The Huntington, the former home of a railroad tycoon, is many things—an extensive library filled with rare books, a large art collection containing numerous European prints and paintings, botanical gardens of almost unmatched splendor and a forum for regular lectures and other activities. You will also find a fine bookstore, cafe and tea room on the grounds. Come and wander through the 150 acres of colorful gardens, lily ponds and beautiful sculptures. The rare books and manuscripts in the library include some of the earliest editions of Shakespeare's works, a copy of the Gutenberg Bible on vellum and the Ellesmere manuscript of one or more of Chaucer's greatest works. Please note reservations are required in order to visit and prices vary depending on the day of the week.

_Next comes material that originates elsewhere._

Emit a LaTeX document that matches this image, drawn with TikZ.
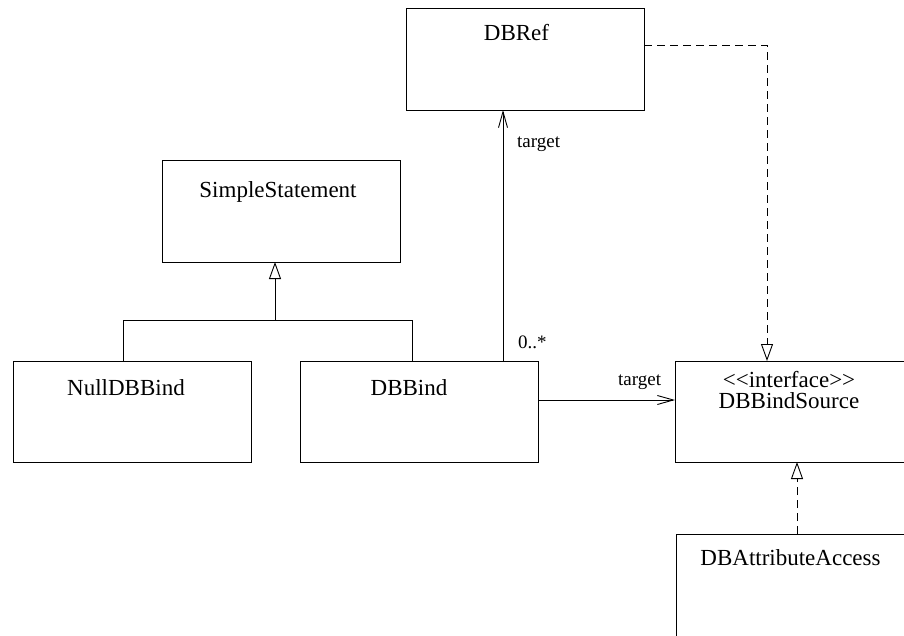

An iconic attraction in Hollywood, Universal Studios is a must-visit for anyone who enjoys the thrill and excitement of a theme park. With a slate of ever-changing attractions, the park is a great outing for the whole family and can easily take up an entire day. After the guided tour, you can wander around the park, and get something to eat at one of the numerous restaurants and cafes scattered around its sprawl. Later, take in various shows like Waterworld or the Special Effects show. Some other park attractions that will definitely get your adrenaline pumping include the Revenge of the Mummy Ride, various rides at the Wizarding World of Harry Potter, and the acclaimed King Kong 360-3D virtual ride.

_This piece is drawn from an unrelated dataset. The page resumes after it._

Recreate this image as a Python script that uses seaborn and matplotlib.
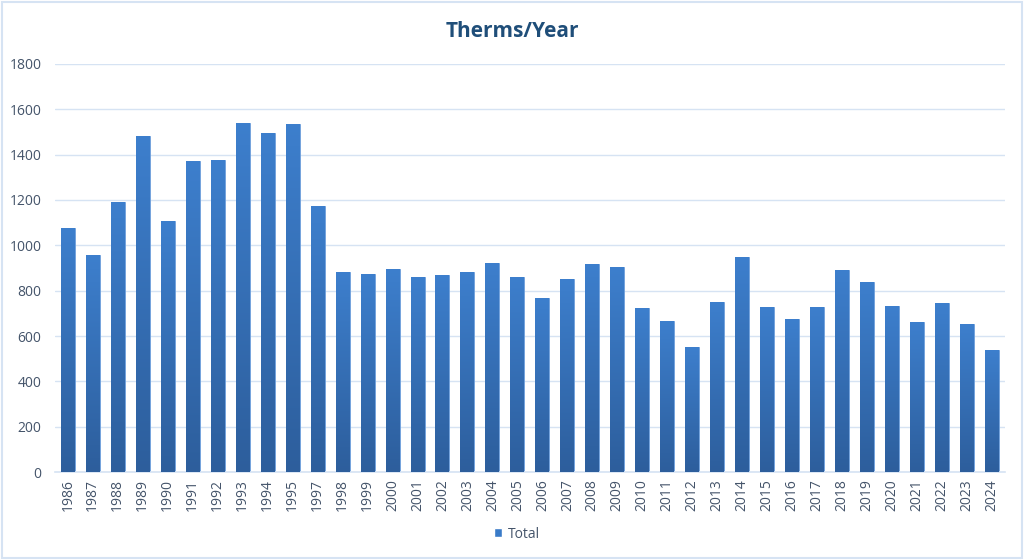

One of the most intriguing museums in Los Angeles, the exhibits here are both professionally sound and completely dubious at the same time. Although the exhibits feature artifacts and relics from the Lower Jurassic period, they seem to stay faithful to the theme of the museum. The main quest for the visitor is to determine whether or not this entire museum is a sham. Regardless of your ultimate conclusion, the museum is certainly worth both the price of admission as well as your time exploring it.
This Byzantine-style architectural wonder is 454 feet tall and takes up a whole block of space. A tourist attraction in itself, the venue is always alive and humming with activity. Regular tours are held here, so tourists and locals can explore the interiors without getting lost. The structure was built in the mid 1920s. Call for more information, and don't forget your camera!
The Triforium is a massive sculpture located on the City Hall campus that was created by Joseph Young. As with much public art, the 60-ton sculpture has had its fair share of detractors as well as proponents, but as the old adage states, 'Beauty is in the eye of the beholder'. The architect wished for the sculpture to beam lights into space as well as create a polyphonic/optical display through motion sensors, however budgetary restrictions prevented their implementation. Nonetheless, the sculpture has remained a part of public art in L.A. since 1975, and will continue to be until it obtains its original bells and whistles it was originally meant to have.
The Bradbury Building is the one of the most impressive Victorian buildings that remains in L.A. Determined to build a lasting monument as his final real estate development, millionaire Lewis Bradbury rejected conventional designs and urged draftsman George Wyman to give the building a more futuristic twist. Wyman initially turned down the offer as unprofessional, but was supposedly persuaded to change his mind after communicating with his deceased brother using a Ouija board. He ultimately created a masterpiece of oak paneling, tiled stairs, wrought-iron railings, open-cage elevators and a glass roof, which illuminates all.
This imposing Los Angeles landmark was built in 1896 by architect John Parkinson, and was known as the primary steel-reinforced and fireproof structure in the city. Thereafter, it gained its most popular status, the one that designated the building as home to the wildly popular Grand Central Market. The market replaced its erstwhile occupant, the Ville de Paris Department Store in 1917. The Homer Laughlin Building has since seen several renovations, once in the 1905 and again in the 1990s. The building is also well known for serving as the office of Frank Lloyd Wright, famed American architect, sometime in the roaring twenties.
Focusing on the Mexican American experience in Southern California and the greater Los Angeles area, this cultural center celebrates the influence of the culture and its people. La Plaza de Cultura y Artes is located near the site where Los Angeles was founded in 1781 on a sprawling 2.2 acre campus. The center is home to two historic buildings, and a lush public garden. Take a peek at rotating exhibits, partake in an educational program or attend one of their many on-going events.
Cathedral of Our Lady of the Angels is the mother church of the archdiocese of Los Angeles. Originally built in the 1800s, it was rebuilt to the tune of USD 180 million after the Northridge earthquake in 1994. Every Sunday, this seven-level structure accommodates up to 3000 worshipers. Additionally, the lower-level Crypt Mausoleum is also worth a glance, it is a solemn place of repose for local bishops and cardinals.